Hingefarm - am really sorry to hear of the tragic accident and loss of your horse


----------



## aniford (25 August 2011)

These are useful and in some ways comforting leaflets. Thank you for posting the links. Ani


----------



## scrunchie (20 September 2011)

I've just read the leaflets and think they are very good.

However, I have been present for two euthanasias (on two seperate occasions) on a working yard. One was elderly and could no longer stand up, the other was in his prime but had had a nasty case of laminitis where all 4 feet were infected and the vet could do no more for him.

The younger one had the gun and there was little blood. 

The older one had the injection and the amount of blood and mess was unbelievable. I'm guessing that as the internal organs stopped working, the blood had nowhere to go except out. It may have had something to do with his age too. I've been told that blood vessels get weaker as we get older.

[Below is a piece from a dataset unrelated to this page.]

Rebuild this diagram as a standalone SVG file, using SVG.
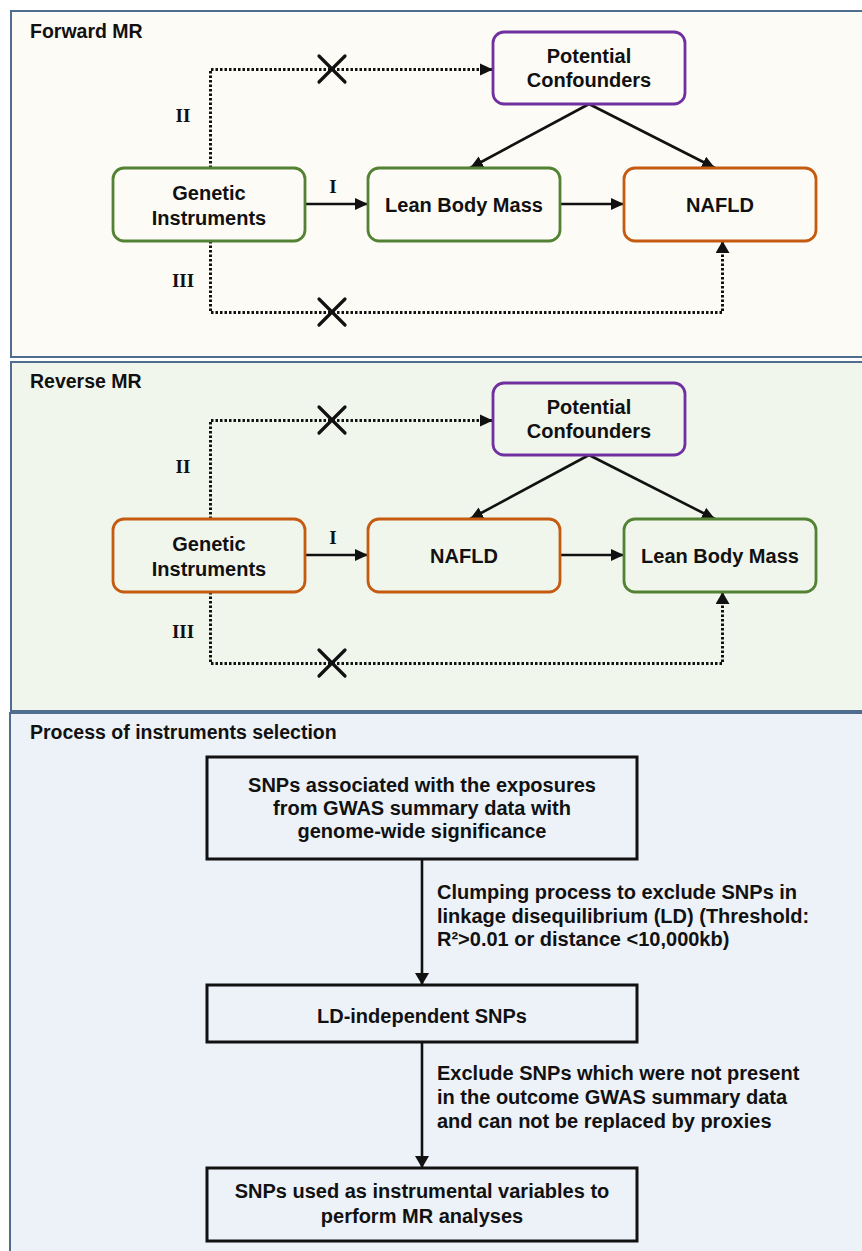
<svg xmlns="http://www.w3.org/2000/svg" width="862" height="1251" viewBox="0 0 862 1251">
<style>
.panel{stroke:#4f6d8f;stroke-width:2}
.h{font-family:"Liberation Sans",Arial,sans-serif;font-weight:bold;font-size:19.5px;fill:#111}
.t3{font-family:"Liberation Sans",Arial,sans-serif;font-weight:bold;font-size:20px;fill:#111}
.c{text-anchor:middle}
.n{font-family:"Liberation Sans",Arial,sans-serif;font-weight:bold;font-size:20px;fill:#111;text-anchor:middle}
.r{font-family:"Liberation Serif","Times New Roman",serif;font-weight:bold;font-size:19px;fill:#111;text-anchor:middle}
.box{stroke-width:2.8}
.g{stroke:#548235}
.o{stroke:#c55a11}
.p{stroke:#7030a0}
.sq{fill:none;stroke:#111;stroke-width:3}
.solid{fill:none;stroke:#111;stroke-width:2.6}
.dot{fill:none;stroke:#111;stroke-width:3;stroke-dasharray:2.5 2}
.x{stroke:#111;stroke-width:3.2;stroke-linecap:round}
</style>
<defs>
<marker id="ah" viewBox="0 0 13 13" refX="13" refY="6.5" markerWidth="13" markerHeight="13" markerUnits="userSpaceOnUse" orient="auto">
<path d="M0,0.5 L13,6.5 L0,12.5 z" fill="#111"/>
</marker>
<marker id="ah2" viewBox="0 0 12 14" refX="12" refY="7" markerWidth="12" markerHeight="14" markerUnits="userSpaceOnUse" orient="auto">
<path d="M0,0 L12,7 L0,14 z" fill="#111"/>
</marker>
</defs>
<rect width="862" height="1251" fill="#ffffff"/>

<g id="panel-forward">
<rect class="panel" x="11" y="11" width="870" height="346" fill="#fdfbf5"/>
<text class="h" x="30" y="38">Forward MR</text>
</g>
<g id="panel-reverse">
<rect class="panel" x="11" y="362" width="870" height="349" fill="#f1f6ed"/>
<text class="h" x="30" y="388">Reverse MR</text>
</g>
<g id="panel-process">
<rect class="panel" x="10" y="713" width="870" height="545" fill="#edf1f8"/>
<text class="h" x="30" y="739">Process of instruments selection</text>
</g>

<g id="connectors">
<!-- Forward -->
<line class="solid" x1="305" y1="204" x2="368" y2="204" marker-end="url(#ah)"/>
<line class="solid" x1="560" y1="204" x2="624" y2="204" marker-end="url(#ah)"/>
<line class="solid" x1="589" y1="104" x2="470" y2="168" marker-end="url(#ah)"/>
<line class="solid" x1="589" y1="104" x2="715" y2="168" marker-end="url(#ah)"/>
<polyline class="dot" points="210.5,168 210.5,69.5 493,69.5" marker-end="url(#ah)"/>
<polyline class="dot" points="210.5,241 210.5,312.5 722.5,312.5 722.5,241" marker-end="url(#ah2)"/>
<path class="x" d="M319,56 L345,82 M345,56 L319,82"/>
<path class="x" d="M319,299 L345,325 M345,299 L319,325"/>
<text class="r" x="333" y="193">I</text>
<text class="r" x="183" y="122">II</text>
<text class="r" x="183" y="287">III</text>
<!-- Reverse -->
<line class="solid" x1="305" y1="555" x2="368" y2="555" marker-end="url(#ah)"/>
<line class="solid" x1="560" y1="555" x2="624" y2="555" marker-end="url(#ah)"/>
<line class="solid" x1="589" y1="455" x2="470" y2="519" marker-end="url(#ah)"/>
<line class="solid" x1="589" y1="455" x2="715" y2="519" marker-end="url(#ah)"/>
<polyline class="dot" points="210.5,519 210.5,420.5 493,420.5" marker-end="url(#ah)"/>
<polyline class="dot" points="210.5,592 210.5,663.5 722.5,663.5 722.5,592" marker-end="url(#ah2)"/>
<path class="x" d="M319,407 L345,433 M345,407 L319,433"/>
<path class="x" d="M319,650 L345,676 M345,650 L319,676"/>
<text class="r" x="333" y="544">I</text>
<text class="r" x="183" y="473">II</text>
<text class="r" x="183" y="638">III</text>
<!-- Process -->
<line class="solid" x1="422" y1="859" x2="422" y2="985" marker-end="url(#ah2)"/>
<line class="solid" x1="422" y1="1042" x2="422" y2="1168" marker-end="url(#ah2)"/>
<text class="t3" x="437" y="899">Clumping process to exclude SNPs in</text>
<text class="t3" x="437" y="923">linkage disequilibrium (LD) (Threshold:</text>
<text class="t3" x="437" y="946">R²&gt;0.01 or distance &lt;10,000kb)</text>
<text class="t3" x="437" y="1080">Exclude SNPs which were not present</text>
<text class="t3" x="437" y="1104">in the outcome GWAS summary data</text>
<text class="t3" x="437" y="1128">and can not be replaced by proxies</text>
</g>

<g id="f-genetic">
<rect class="box g" x="113" y="168" width="192" height="73" rx="11" fill="#fdfbf5"/>
<text class="n" x="209" y="200">Genetic</text>
<text class="n" x="209" y="225">Instruments</text>
</g>
<g id="f-lean">
<rect class="box g" x="368" y="168" width="192" height="73" rx="11" fill="#fdfbf5"/>
<text class="n" x="464" y="212">Lean Body Mass</text>
</g>
<g id="f-nafld">
<rect class="box o" x="624" y="168" width="192" height="73" rx="11" fill="#fdfbf5"/>
<text class="n" x="720" y="212">NAFLD</text>
</g>
<g id="f-conf">
<rect class="box p" x="493" y="32" width="192" height="72" rx="11" fill="#fdfbf5"/>
<text class="n" x="589" y="63">Potential</text>
<text class="n" x="589" y="87">Confounders</text>
</g>

<g id="r-genetic">
<rect class="box o" x="113" y="519" width="192" height="73" rx="11" fill="#f1f6ed"/>
<text class="n" x="209" y="551">Genetic</text>
<text class="n" x="209" y="576">Instruments</text>
</g>
<g id="r-nafld">
<rect class="box o" x="368" y="519" width="192" height="73" rx="11" fill="#f1f6ed"/>
<text class="n" x="464" y="563">NAFLD</text>
</g>
<g id="r-lean">
<rect class="box g" x="624" y="519" width="192" height="73" rx="11" fill="#f1f6ed"/>
<text class="n" x="720" y="563">Lean Body Mass</text>
</g>
<g id="r-conf">
<rect class="box p" x="493" y="383" width="192" height="72" rx="11" fill="#f1f6ed"/>
<text class="n" x="589" y="414">Potential</text>
<text class="n" x="589" y="438">Confounders</text>
</g>

<g id="p-snps">
<rect class="sq" x="207" y="757" width="430" height="102" fill="#edf1f8"/>
<text class="t3 c" x="422" y="792">SNPs associated with the exposures</text>
<text class="t3 c" x="422" y="815">from GWAS summary data with</text>
<text class="t3 c" x="422" y="838">genome-wide significance</text>
</g>
<g id="p-ld">
<rect class="sq" x="207" y="985" width="430" height="57" fill="#edf1f8"/>
<text class="t3 c" x="422" y="1023">LD-independent SNPs</text>
</g>
<g id="p-iv">
<rect class="sq" x="207" y="1168" width="430" height="73" fill="#edf1f8"/>
<text class="t3 c" x="422" y="1198">SNPs used as instrumental variables to</text>
<text class="t3 c" x="422" y="1223">perform MR analyses</text>
</g>
</svg>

So don't always assume that the injection is the cleaner of the two.


----------



## scotsgirl (22 September 2011)

I also found the leaflet very informative.  My old pony was PTS yesterday due to chronic arthritis. I had given her a last summer out with her friend and although it is such a hard decision to make, I had to be a responsible owner and put her to sleep as I didn't want to put her through another winter. When it came to it I arranged for my vet, the pet crematorium and transport for my other mare who was being moved to new quarters.  Once everyone was gathered I brought the two mares off the field and put them in the barn together. I had my old pony sedated so she was unaware of her friend leaving her side forever.  Then I left her in the care of the vet having said my goodbyes as she was still sedated and on her feet.   God, that was awful, distressing and guilt ridden, but necessary.    I will admit I couldn't stay while she was finally given the injection, but the folks from the pet crematorium were fantastic, couldn't recommend them highly enough, very understanding and sympathetic.   And my vet was just wonderful, even giving me a call a few hours later to tell me that my old girl's passing had been very peaceful and quiet.   My other mare has settled into her new home well and I know that as she is 24 next year I will be facing this situation again in the not too distant future, but at least I will as prepared as I can be.


----------



## rucky (7 December 2011)

Indeed,although I would say that early preparations may not really cover the actual event if it happens at least you did your part! It's hard but it's part of life as we will all be going there!


----------



## Rowreach (18 January 2012)

As a yard owner I always ask owners for their preferences should the worst thing happen, and I always get their permission to act as per veterinary advice should I be unable to contact the owner in an emergency.  The last thing I would ever want for a horse is for it to be suffering needlessly.  Owners are a bit surprised that I include this info in the livery agreement, but once they've thought about it they say they feel much happier knowing that they have thought it through in advance.


----------



## Sophie - L (6 February 2012)

Just posted a thread on the "all about dogs" section.
Had my dog PTS last monday and requested private cremation and her ashes returned to me.  Due to an "error" by the vet nurse they cremated her with the other animals and disposed of her ashes on landfill site.  They then hid this from me for 2 days until the day i was supposed to pick up her ashes! Absolutely heartbroken she's ended up this way.  I know it's not her but she'd been with me for 10 years and for a rottie this is old - she'd been so loyal and loving i wanted to show her the respect she deserved but this has been taken away from me.  Their response to my distress was an offer of £55 - the cost of the euthanasia! Insult - i don't want money.
I've made a formal complaint and it's a very long story so i won't go into it again but if there are any helpful suggestions as to how i can progress this please see the thread.


----------



## Iluvxcountry (12 March 2012)

Handy, thanks very much!


----------